• Instructions to follow: Below is a listing. Quote from it, exactly, the lines from the one containing "Clone this chart in seaborn and matplotlib." down to the one containing "import seaborn as sns", both ends included, and nothing else.

• Available records:
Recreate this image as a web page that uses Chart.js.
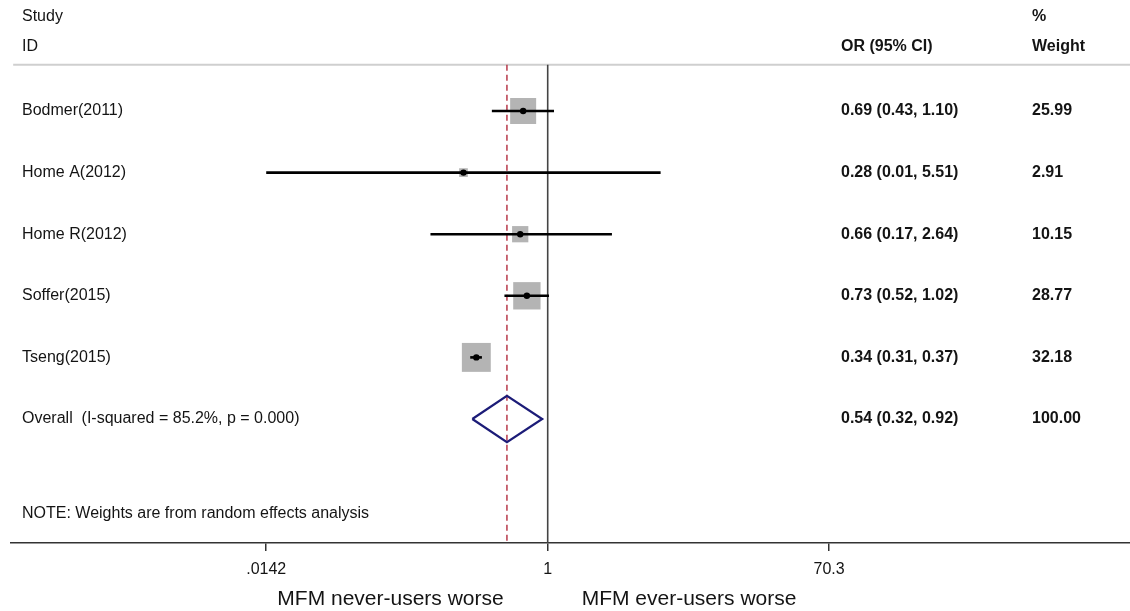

--

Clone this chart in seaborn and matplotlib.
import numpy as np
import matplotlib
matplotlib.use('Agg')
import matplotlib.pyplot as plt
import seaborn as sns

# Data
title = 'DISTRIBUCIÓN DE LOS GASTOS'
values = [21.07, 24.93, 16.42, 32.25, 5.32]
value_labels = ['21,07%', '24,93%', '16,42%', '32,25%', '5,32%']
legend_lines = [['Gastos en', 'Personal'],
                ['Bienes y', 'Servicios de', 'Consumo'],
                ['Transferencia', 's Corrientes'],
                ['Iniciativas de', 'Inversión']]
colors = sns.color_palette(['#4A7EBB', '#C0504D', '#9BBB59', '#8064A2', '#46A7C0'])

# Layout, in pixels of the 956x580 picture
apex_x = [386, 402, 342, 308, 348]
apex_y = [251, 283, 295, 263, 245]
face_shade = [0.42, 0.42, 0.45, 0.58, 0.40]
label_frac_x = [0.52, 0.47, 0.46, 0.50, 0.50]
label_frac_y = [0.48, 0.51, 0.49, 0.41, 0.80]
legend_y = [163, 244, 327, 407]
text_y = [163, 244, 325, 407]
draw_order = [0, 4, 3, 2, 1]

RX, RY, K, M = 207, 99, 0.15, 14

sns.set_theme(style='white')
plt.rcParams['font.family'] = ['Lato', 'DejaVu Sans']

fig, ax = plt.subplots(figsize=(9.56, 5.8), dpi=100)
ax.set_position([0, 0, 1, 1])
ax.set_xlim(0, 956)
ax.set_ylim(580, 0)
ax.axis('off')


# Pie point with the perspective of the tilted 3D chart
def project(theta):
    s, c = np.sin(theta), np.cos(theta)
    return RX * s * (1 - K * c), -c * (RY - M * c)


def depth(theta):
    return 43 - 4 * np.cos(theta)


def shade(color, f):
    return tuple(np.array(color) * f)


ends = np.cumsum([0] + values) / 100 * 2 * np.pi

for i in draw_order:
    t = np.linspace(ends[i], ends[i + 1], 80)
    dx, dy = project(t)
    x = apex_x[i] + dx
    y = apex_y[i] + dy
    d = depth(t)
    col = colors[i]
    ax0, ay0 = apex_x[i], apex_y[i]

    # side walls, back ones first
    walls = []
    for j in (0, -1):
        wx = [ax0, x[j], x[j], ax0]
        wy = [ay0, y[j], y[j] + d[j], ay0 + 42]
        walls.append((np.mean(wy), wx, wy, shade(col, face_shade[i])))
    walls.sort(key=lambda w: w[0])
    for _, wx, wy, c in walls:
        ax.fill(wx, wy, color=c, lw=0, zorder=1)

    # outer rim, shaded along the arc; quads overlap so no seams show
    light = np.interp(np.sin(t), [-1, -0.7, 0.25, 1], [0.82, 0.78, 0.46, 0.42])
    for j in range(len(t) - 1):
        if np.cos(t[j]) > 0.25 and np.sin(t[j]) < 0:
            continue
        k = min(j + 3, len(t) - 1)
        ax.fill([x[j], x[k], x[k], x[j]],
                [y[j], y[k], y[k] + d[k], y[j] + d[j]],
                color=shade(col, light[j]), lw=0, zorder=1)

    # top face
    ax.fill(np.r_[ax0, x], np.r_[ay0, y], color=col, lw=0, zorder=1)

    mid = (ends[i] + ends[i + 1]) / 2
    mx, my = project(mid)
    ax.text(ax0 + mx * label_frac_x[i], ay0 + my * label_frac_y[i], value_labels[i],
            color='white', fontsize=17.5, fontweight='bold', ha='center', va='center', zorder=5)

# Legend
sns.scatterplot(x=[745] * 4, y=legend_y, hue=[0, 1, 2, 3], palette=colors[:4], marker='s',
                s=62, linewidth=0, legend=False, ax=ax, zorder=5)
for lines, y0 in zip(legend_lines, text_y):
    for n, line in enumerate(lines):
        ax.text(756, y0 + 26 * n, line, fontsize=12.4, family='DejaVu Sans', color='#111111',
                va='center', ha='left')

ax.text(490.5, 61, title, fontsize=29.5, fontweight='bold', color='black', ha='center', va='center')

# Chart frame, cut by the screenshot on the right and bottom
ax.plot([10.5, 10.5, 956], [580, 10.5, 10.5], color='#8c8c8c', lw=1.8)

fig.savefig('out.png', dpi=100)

--

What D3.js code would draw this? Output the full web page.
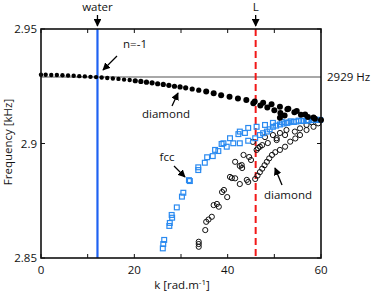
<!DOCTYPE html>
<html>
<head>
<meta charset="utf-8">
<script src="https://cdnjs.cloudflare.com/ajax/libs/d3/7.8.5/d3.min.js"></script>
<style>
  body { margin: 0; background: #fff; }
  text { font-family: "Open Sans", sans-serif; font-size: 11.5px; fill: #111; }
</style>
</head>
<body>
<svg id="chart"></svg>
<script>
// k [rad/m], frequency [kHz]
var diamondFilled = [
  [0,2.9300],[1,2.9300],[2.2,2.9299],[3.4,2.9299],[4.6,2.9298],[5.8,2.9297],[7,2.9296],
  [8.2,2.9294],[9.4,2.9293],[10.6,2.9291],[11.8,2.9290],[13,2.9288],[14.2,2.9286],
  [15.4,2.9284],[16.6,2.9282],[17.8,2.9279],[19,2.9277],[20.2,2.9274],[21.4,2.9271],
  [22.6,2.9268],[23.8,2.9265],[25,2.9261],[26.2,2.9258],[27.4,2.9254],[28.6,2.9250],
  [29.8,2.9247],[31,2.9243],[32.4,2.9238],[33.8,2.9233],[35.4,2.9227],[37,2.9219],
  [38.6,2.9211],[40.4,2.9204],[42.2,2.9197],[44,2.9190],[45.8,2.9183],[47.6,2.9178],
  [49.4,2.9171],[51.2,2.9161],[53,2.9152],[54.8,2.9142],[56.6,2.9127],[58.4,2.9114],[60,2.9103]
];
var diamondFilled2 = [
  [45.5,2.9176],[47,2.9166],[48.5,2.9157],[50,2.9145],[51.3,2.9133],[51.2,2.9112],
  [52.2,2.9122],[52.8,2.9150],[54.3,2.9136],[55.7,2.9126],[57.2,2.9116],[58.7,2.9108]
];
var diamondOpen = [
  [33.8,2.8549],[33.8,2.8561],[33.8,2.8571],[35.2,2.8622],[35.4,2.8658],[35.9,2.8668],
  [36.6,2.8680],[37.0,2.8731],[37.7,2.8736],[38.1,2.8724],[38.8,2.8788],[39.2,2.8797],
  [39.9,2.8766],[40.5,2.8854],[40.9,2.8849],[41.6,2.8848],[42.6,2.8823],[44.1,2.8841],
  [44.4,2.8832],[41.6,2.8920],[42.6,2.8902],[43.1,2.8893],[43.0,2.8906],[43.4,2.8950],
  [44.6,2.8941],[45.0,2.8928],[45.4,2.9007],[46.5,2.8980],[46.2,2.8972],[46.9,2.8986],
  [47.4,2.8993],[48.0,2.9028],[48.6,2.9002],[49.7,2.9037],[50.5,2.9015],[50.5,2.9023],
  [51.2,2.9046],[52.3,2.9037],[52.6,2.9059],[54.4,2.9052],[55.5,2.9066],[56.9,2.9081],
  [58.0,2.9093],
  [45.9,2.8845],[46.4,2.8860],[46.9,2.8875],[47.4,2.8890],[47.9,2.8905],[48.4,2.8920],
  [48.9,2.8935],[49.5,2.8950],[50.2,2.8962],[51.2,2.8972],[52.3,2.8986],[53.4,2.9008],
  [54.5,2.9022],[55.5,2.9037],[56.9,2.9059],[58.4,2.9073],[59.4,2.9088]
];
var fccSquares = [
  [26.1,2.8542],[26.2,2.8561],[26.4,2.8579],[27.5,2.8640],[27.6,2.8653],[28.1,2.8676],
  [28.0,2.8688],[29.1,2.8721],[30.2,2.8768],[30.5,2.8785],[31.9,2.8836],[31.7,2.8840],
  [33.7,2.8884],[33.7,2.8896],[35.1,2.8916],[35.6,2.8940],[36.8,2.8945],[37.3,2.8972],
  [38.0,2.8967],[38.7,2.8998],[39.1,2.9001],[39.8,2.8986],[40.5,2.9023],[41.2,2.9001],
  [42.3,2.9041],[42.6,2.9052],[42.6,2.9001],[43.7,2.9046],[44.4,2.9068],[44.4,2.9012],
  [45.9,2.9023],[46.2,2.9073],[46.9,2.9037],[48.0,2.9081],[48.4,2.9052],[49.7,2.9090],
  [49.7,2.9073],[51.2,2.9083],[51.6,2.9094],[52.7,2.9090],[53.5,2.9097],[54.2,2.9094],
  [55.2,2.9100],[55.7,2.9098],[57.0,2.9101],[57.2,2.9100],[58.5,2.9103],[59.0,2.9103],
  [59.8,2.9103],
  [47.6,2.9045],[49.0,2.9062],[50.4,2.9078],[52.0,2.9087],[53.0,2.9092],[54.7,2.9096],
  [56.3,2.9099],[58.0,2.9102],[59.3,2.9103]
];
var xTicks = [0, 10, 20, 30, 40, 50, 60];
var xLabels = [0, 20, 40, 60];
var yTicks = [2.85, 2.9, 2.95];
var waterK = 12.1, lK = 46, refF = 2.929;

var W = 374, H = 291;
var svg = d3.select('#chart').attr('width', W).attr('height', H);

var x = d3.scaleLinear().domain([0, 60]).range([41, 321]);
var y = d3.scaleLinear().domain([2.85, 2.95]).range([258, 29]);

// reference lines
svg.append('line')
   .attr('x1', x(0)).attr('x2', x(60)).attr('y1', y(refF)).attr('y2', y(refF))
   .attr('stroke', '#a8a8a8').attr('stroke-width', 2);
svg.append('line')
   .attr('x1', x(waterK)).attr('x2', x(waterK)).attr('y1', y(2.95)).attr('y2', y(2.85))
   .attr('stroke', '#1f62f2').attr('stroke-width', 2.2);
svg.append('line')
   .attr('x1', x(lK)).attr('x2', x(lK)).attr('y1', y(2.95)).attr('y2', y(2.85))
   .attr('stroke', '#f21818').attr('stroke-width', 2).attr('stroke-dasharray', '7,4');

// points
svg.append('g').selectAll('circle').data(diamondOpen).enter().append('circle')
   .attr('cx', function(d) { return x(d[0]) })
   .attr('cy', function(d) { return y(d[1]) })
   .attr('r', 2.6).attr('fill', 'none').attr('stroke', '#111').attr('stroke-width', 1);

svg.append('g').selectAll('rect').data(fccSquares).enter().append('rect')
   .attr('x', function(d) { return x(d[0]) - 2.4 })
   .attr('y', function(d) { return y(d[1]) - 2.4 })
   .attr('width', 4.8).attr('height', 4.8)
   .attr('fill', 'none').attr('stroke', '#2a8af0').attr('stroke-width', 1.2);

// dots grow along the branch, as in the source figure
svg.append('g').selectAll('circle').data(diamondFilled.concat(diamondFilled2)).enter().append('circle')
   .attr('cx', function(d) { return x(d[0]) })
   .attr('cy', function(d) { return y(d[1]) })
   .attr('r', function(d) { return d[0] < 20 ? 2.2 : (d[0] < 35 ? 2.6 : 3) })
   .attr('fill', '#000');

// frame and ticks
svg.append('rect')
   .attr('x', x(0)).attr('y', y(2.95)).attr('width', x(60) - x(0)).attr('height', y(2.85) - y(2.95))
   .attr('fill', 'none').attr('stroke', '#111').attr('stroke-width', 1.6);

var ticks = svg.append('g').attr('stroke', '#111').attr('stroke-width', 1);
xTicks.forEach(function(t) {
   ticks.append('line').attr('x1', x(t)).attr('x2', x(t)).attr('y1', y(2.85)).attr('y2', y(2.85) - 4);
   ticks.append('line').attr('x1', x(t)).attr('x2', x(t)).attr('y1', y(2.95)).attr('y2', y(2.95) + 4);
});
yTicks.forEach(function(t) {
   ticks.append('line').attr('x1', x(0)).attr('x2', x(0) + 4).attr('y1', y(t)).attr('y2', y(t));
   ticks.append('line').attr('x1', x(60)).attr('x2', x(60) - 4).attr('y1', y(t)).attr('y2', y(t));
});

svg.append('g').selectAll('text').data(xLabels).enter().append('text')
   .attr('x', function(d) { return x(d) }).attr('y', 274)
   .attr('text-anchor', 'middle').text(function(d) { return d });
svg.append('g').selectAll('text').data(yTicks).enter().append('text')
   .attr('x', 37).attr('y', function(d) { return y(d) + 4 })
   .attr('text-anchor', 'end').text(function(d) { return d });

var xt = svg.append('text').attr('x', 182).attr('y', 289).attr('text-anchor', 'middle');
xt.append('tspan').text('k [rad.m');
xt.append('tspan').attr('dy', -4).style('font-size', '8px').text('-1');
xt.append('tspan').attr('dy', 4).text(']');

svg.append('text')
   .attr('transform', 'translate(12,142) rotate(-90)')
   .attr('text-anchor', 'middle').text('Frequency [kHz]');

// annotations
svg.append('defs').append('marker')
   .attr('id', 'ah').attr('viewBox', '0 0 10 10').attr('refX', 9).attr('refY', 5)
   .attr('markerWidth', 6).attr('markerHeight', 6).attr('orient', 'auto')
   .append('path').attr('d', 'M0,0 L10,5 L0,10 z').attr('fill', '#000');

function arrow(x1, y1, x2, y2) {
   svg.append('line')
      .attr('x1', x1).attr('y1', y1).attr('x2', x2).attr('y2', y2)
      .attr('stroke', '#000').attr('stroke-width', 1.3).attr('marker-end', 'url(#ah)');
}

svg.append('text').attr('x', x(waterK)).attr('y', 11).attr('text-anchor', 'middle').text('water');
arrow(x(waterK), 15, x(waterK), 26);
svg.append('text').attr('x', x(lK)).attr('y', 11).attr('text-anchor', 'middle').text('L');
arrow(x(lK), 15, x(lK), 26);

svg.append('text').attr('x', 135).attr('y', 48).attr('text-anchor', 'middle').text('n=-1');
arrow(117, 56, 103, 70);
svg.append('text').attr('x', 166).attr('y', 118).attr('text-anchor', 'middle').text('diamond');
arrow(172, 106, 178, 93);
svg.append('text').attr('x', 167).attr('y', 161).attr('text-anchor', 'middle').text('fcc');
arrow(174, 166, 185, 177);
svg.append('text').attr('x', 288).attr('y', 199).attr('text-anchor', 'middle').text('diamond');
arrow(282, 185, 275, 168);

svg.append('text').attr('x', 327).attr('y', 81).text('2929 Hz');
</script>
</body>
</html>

• Output for this exercise:
Clone this chart in seaborn and matplotlib.
import numpy as np
import matplotlib
matplotlib.use('Agg')
import matplotlib.pyplot as plt
import seaborn as sns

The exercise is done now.